Monday, January 10, 2005

Whack-em in the kneecaps and damn them for not being able to run


[NYTimes]
This is interesting, because the case would be cut-and-dried as a discrimination case: 4 gay plantifs want to adopt children. It's against FL law to permit gays to adopt children, the only state with such a law on the books.

The appeal to US Court of Appeals (Atlanta) came back that the prime issue is not relief against discrimination, but the welfare of the child. And, to quote: "'Openly homosexual households represent a very recent phenomenon, and sufficient time has not yet passed to permit any scientific study of how children raised in those households fare as adults. Given this state of affairs, it is not irrational for the Florida Legislature to credit one side of the debate over the other. Nor is it irrational for the Legislature to proceed with deliberate caution before placing adoptive children in an alternative, but unproven, family structure that has not yet been conclusively demonstrated to be equivalent to the marital family structure that has established a proven track record spanning centuries.'"
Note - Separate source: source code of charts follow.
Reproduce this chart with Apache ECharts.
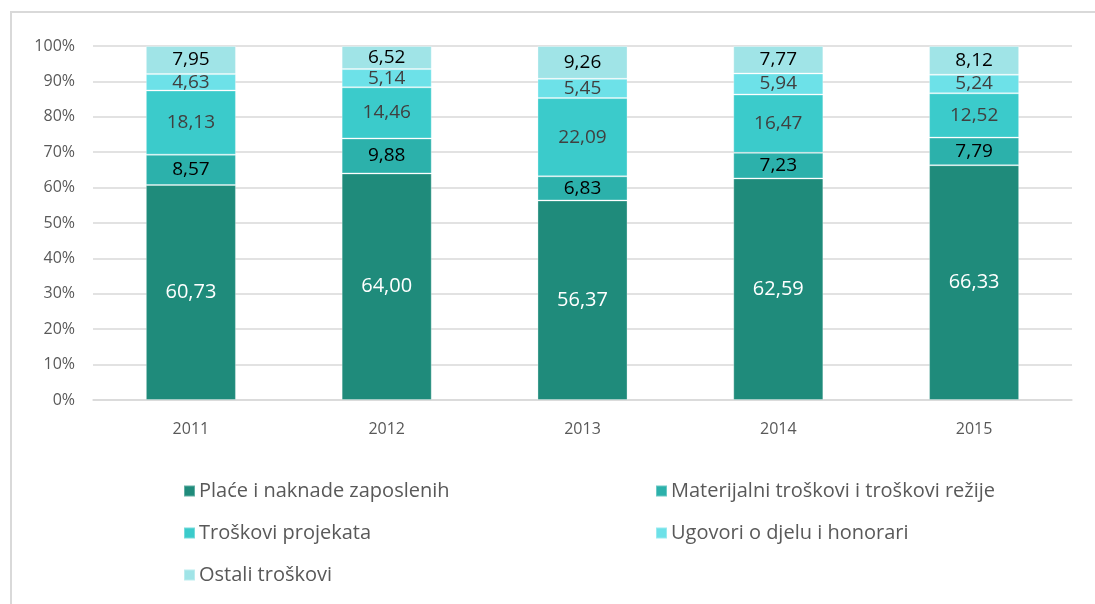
<!DOCTYPE html>
<html>
<head>
<meta charset="utf-8">
<script src="https://cdn.jsdelivr.net/npm/echarts@6/dist/echarts.min.js"></script>
<style>
  html, body { margin: 0; padding: 0; background: #fff; }
  #wrap { position: relative; width: 1095px; height: 604px; }
  #myChart { width: 1095px; height: 604px; }
  #frame {
    position: absolute; left: 10px; top: 11px; right: -5px; bottom: -5px;
    border-left: 2px solid #d9d9d9; border-top: 2px solid #d9d9d9;
    pointer-events: none;
  }
</style>
</head>
<body>
<div id="wrap">
  <div id="myChart"></div>
  <div id="frame"></div>
</div>
<script>
  // godine
  var years = ['2011', '2012', '2013', '2014', '2015'];
  var names = [
    'Plaće i naknade zaposlenih',
    'Materijalni troškovi i troškovi režije',
    'Troškovi projekata',
    'Ugovori o djelu i honorari',
    'Ostali troškovi'
  ];
  // udjeli u %
  var place = [60.73, 64.00, 56.37, 62.59, 66.33];
  var materijalni = [8.57, 9.88, 6.83, 7.23, 7.79];
  var projekti = [18.13, 14.46, 22.09, 16.47, 12.52];
  var ugovori = [4.63, 5.14, 5.45, 5.94, 5.24];
  var ostali = [7.95, 6.52, 9.26, 7.77, 8.12];
  var yTicks = [0, 10, 20, 30, 40, 50, 60, 70, 80, 90, 100];

  var colors = ['#1f8b7b', '#2cb1ab', '#3bcbcb', '#6de1e8', '#a0e4e7'];
  var labelColors = ['#ffffff', '#000000', '#404040', '#404040', '#000000'];
  var labelSizes = [20, 19, 19, 19, 19];
  var fontFam = '"Open Sans", sans-serif';

  function fmt(p) { return p.value.toFixed(2).replace('.', ','); }

  var allData = [place, materijalni, projekti, ugovori, ostali];
  var series = allData.map(function (d, i) {
    return {
      name: names[i],
      type: 'bar',
      stack: 'ukupno',
      barWidth: '46%',
      data: d,
      itemStyle: { color: colors[i], borderColor: 'rgba(255,255,255,0.3)', borderWidth: 1 },
      label: {
        show: true,
        position: 'inside',
        formatter: fmt,
        color: labelColors[i],
        fontSize: labelSizes[i],
        fontFamily: fontFam
      },
      emphasis: { disabled: true }
    };
  });

  var legendText = { color: '#595959', fontSize: 20, fontFamily: fontFam, lineHeight: 20, padding: [0, 0, 0, -1] };

  var option = {
    animation: false,
    grid: { left: 93, right: 23, top: 46, bottom: 204 },
    xAxis: {
      type: 'category',
      data: years,
      axisLine: { lineStyle: { color: '#d9d9d9', width: 1.5 } },
      axisTick: { show: false },
      axisLabel: { color: '#595959', fontSize: 16, fontFamily: fontFam, margin: 21 }
    },
    yAxis: {
      type: 'value',
      min: yTicks[0],
      max: yTicks[yTicks.length - 1],
      interval: 10,
      axisLine: { show: false },
      axisTick: { show: false },
      splitLine: { lineStyle: { color: '#d9d9d9', width: 1.5 } },
      axisLabel: {
        color: '#595959', fontSize: 16, fontFamily: fontFam, margin: 18,
        formatter: function (v) { return v + '%'; }
      }
    },
    legend: [
      {
        data: [names[0], names[2], names[4]],
        orient: 'vertical', left: 178, top: 476, itemGap: 22,
        icon: 'rect', itemWidth: 11, itemHeight: 11,
        textStyle: legendText, selectedMode: false
      },
      {
        data: [names[1], names[3]],
        orient: 'vertical', left: 650, top: 476, itemGap: 22,
        icon: 'rect', itemWidth: 11, itemHeight: 11,
        textStyle: legendText, selectedMode: false
      }
    ],
    series: series
  };

  var myChart = echarts.init(document.getElementById('myChart'));
  myChart.setOption(option);
</script>
</body>
</html>
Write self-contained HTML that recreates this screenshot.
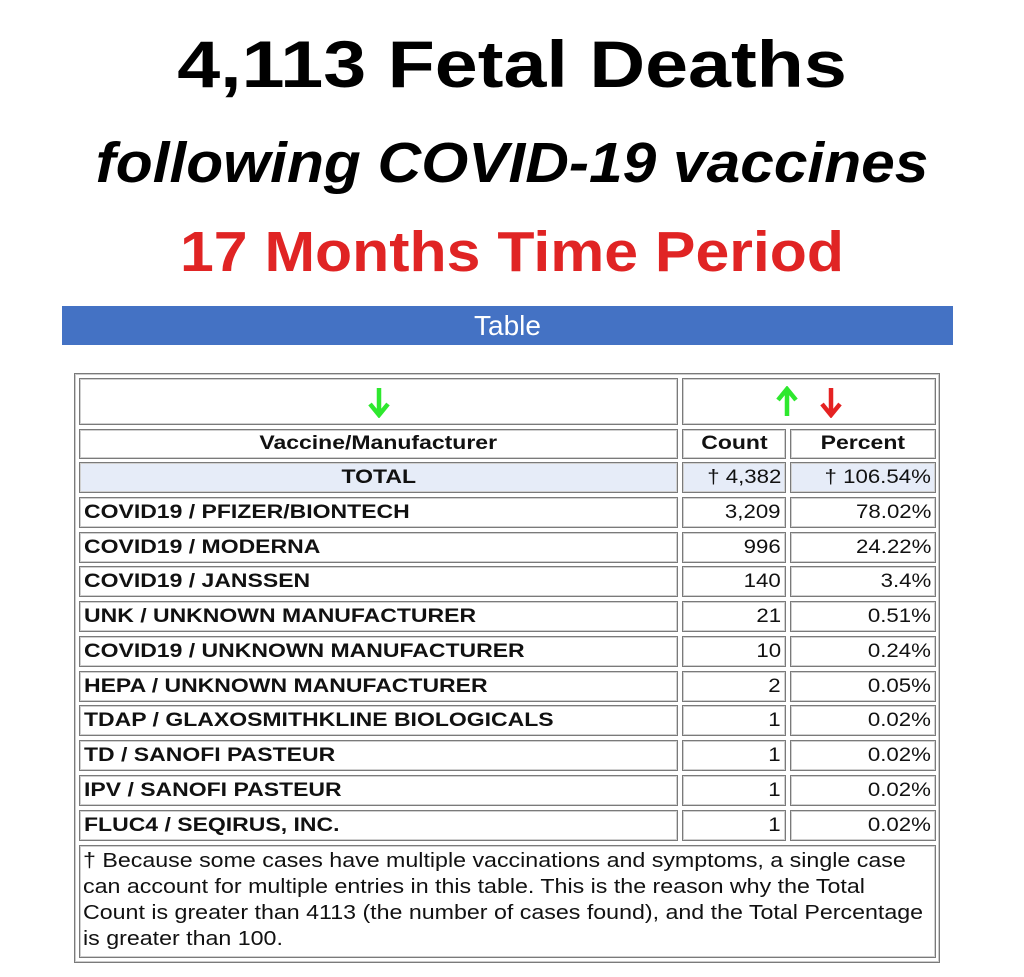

The Supreme Court let that ruling stand, without comment. It's interesting logic, and not fundamentally flawed, however discriminatory. It says that states decide for themselves, with arbitrary considerations which need meet only a minimum standard of rationality, what requirements an adopting household must meet to provide for the best interests of the child.

So, overturning this requires a generation in which openly gay, married households raise children. If, after that generation, it can be shown that such children don't fare any worse than in straight, married households, I presume the applicants will return. Of course, gays can't marry in Florida, nor in any state except Massachusetts.

It's classic legal "whack-em in the kneecaps and damn them for not being able to run." Remember back before African Americans had legal rights to vote? Some states gave "literacy" tests designed to keep them from voting. Of course, education was so bad in part because African Americans had no political representation. And, they couldn't sway politicians to improve their education, because they didn't vote. And, they were kept from voting in large numbers, because education was so bad.